The Pound has mirrored the improving economic picture in the UK and is the best performing currency across the major pairs in the last six months. Against the Euro Sterling has risen 4 per cent and against the Dollar it is up 10 per cent since July. The bungled Cypriot bail out, with depositors taking a haircut on savings and the fiscal cliff saga and the government shut down in the US reinforced the upward trend in Sterling and investors moved out of Euros and Dollars.

Across the eurozone things continue to slowly improve. The European Central Bank (ECB) cut interest rates and is much more dovish in tone, following other central banks in announcing forward guidance of interest rates over the next few years. That is positive for the Euro in the longer term, however it is the current relative speeds of recovery that matter for currencies and the UK is simply growing at a faster rate than the eurozone as a whole. That trend is likely to continue at least for the first quarter of 2014.

Looking further ahead, both Ireland and Spain exiting formal bail-out programmes is a very positive step. Key to both countries’ progress has been breaking the negative feedback loop between a country’s overall solvency and that of its banking system. The ECB must be applauded in doing this with its OMT programme, even if it did it with a gun pressed to its head. Germany remains the key country within the Euro. German elections passed without major upheaval, with Angela Merkel remaining in power, so the ongoing internal adjustment programmes across the single currency area can continue, albeit at a very slow pace.

The key to how long the PIGS take to return to growth remains the willingness of Germany to also adjust, which looks as far away as ever. We can expect several more years of pain across southern Europe before growth returns.

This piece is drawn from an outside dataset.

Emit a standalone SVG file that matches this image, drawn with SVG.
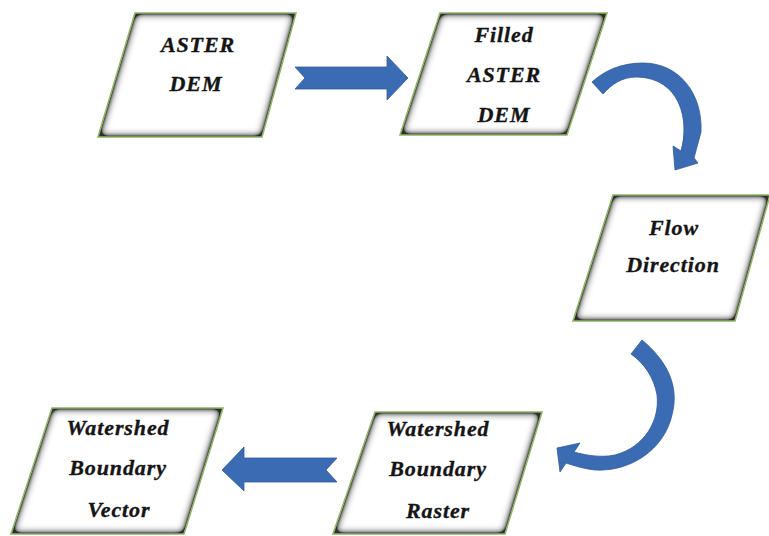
<svg xmlns="http://www.w3.org/2000/svg" width="769" height="536" viewBox="0 0 769 536">
  <defs>
    <filter id="inset" x="-10%" y="-10%" width="120%" height="120%">
      <feFlood flood-color="#2e2e2e" result="f"/>
      <feComposite in="f" in2="SourceAlpha" operator="out" result="inv"/>
      <feGaussianBlur in="inv" stdDeviation="4" result="b"/>
      <feComponentTransfer in="b" result="b2">
        <feFuncA type="linear" slope="2.4"/>
      </feComponentTransfer>
      <feComposite in="b2" in2="SourceAlpha" operator="in" result="shadow"/>
      <feMerge>
        <feMergeNode in="SourceGraphic"/>
        <feMergeNode in="shadow"/>
      </feMerge>
    </filter>
  </defs>
  <style>
    .fill { fill: #ffffff; stroke: none; filter: url(#inset); }
    .edge { fill: none; stroke: #8fb565; stroke-width: 1.6; stroke-linejoin: miter; }
    .lbl { font-family: "Liberation Serif", "Times New Roman", serif; font-weight: bold; font-style: italic; font-size: 22px; fill: #151515; text-anchor: middle; letter-spacing: 0.9px; stroke: #151515; stroke-width: 0.35; }
    .arrow { fill: #3a6bb3; stroke: #2f5b9e; stroke-width: 0.8; }
  </style>
  <rect width="769" height="536" fill="#ffffff"/>

  <g id="connectors">
    <path class="arrow" d="M295,67 L387,67 L387,56 L408,78 L387,100 L387,89 L295,89 L305,78 Z"/>
    <path class="arrow" d="M592,82 C605,70 622,63 643,63 C680,63 703,95 701,132 L694,158 L698,163 L675,170 L673,146 L681,151 C690,120 680,78 637,77 C622,77 612,84 603,94 Z"/>
    <path class="arrow" d="M642,340 C666,360 680,385 672,415 C664,450 630,472 595,470 C585,469 575,466 566,463 L560,472 L557,448 L580,443 L574,452 C585,455 600,458 615,455 C645,447 660,420 657,395 C654,378 645,364 631,354 Z"/>
    <path class="arrow" d="M337,458 L244,458 L244,447 L222,470 L244,491 L244,482 L337,482 L326,470 Z"/>
  </g>

  <g id="node-aster-dem">
    <polygon class="fill" points="135,13 296,13 262,137 98,137"/>
    <polygon class="edge" points="135,13 296,13 262,137 98,137"/>
    <text class="lbl" x="198" y="52" letter-spacing="2">ASTER</text>
    <text class="lbl" x="196" y="91" letter-spacing="1.5">DEM</text>
  </g>

  <g id="node-filled-aster-dem">
    <polygon class="fill" points="440,13 607,13 567,135 400,135"/>
    <polygon class="edge" points="440,13 607,13 567,135 400,135"/>
    <text class="lbl" x="504" y="42">Filled</text>
    <text class="lbl" x="504" y="82" letter-spacing="2">ASTER</text>
    <text class="lbl" x="504" y="122" letter-spacing="1.5">DEM</text>
  </g>

  <g id="node-flow-direction">
    <polygon class="fill" points="613,195 770,195 735,321 573,321"/>
    <polygon class="edge" points="613,195 770,195 735,321 573,321"/>
    <text class="lbl" x="674" y="235">Flow</text>
    <text class="lbl" x="673" y="272">Direction</text>
  </g>

  <g id="node-watershed-raster">
    <polygon class="fill" points="375,412 542,412 505,534 333,534"/>
    <polygon class="edge" points="375,412 542,412 505,534 333,534"/>
    <text class="lbl" x="438" y="436">Watershed</text>
    <text class="lbl" x="438" y="476">Boundary</text>
    <text class="lbl" x="438" y="518">Raster</text>
  </g>

  <g id="node-watershed-vector">
    <polygon class="fill" points="52,408 223,408 184,534 11,534"/>
    <polygon class="edge" points="52,408 223,408 184,534 11,534"/>
    <text class="lbl" x="118" y="435">Watershed</text>
    <text class="lbl" x="118" y="475">Boundary</text>
    <text class="lbl" x="119" y="517">Vector</text>
  </g>
</svg>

Quite what the long term scars of this policy will be in terms of long-term unemployment and lost growth potential is unclear at this stage, but it is unlikely to be positive.

2014 is set to be the year that the highly accommodative monetary policy in place across the western world starts to be wound down. Interest rates are likely to rise, only gradually at first but expectations of higher rates tend to be reflected quickly in prices. How consumers and business cope with higher rates will be a major theme in 2014 and will be a major driver of the value of the Pound, Euro and Dollar over the coming months.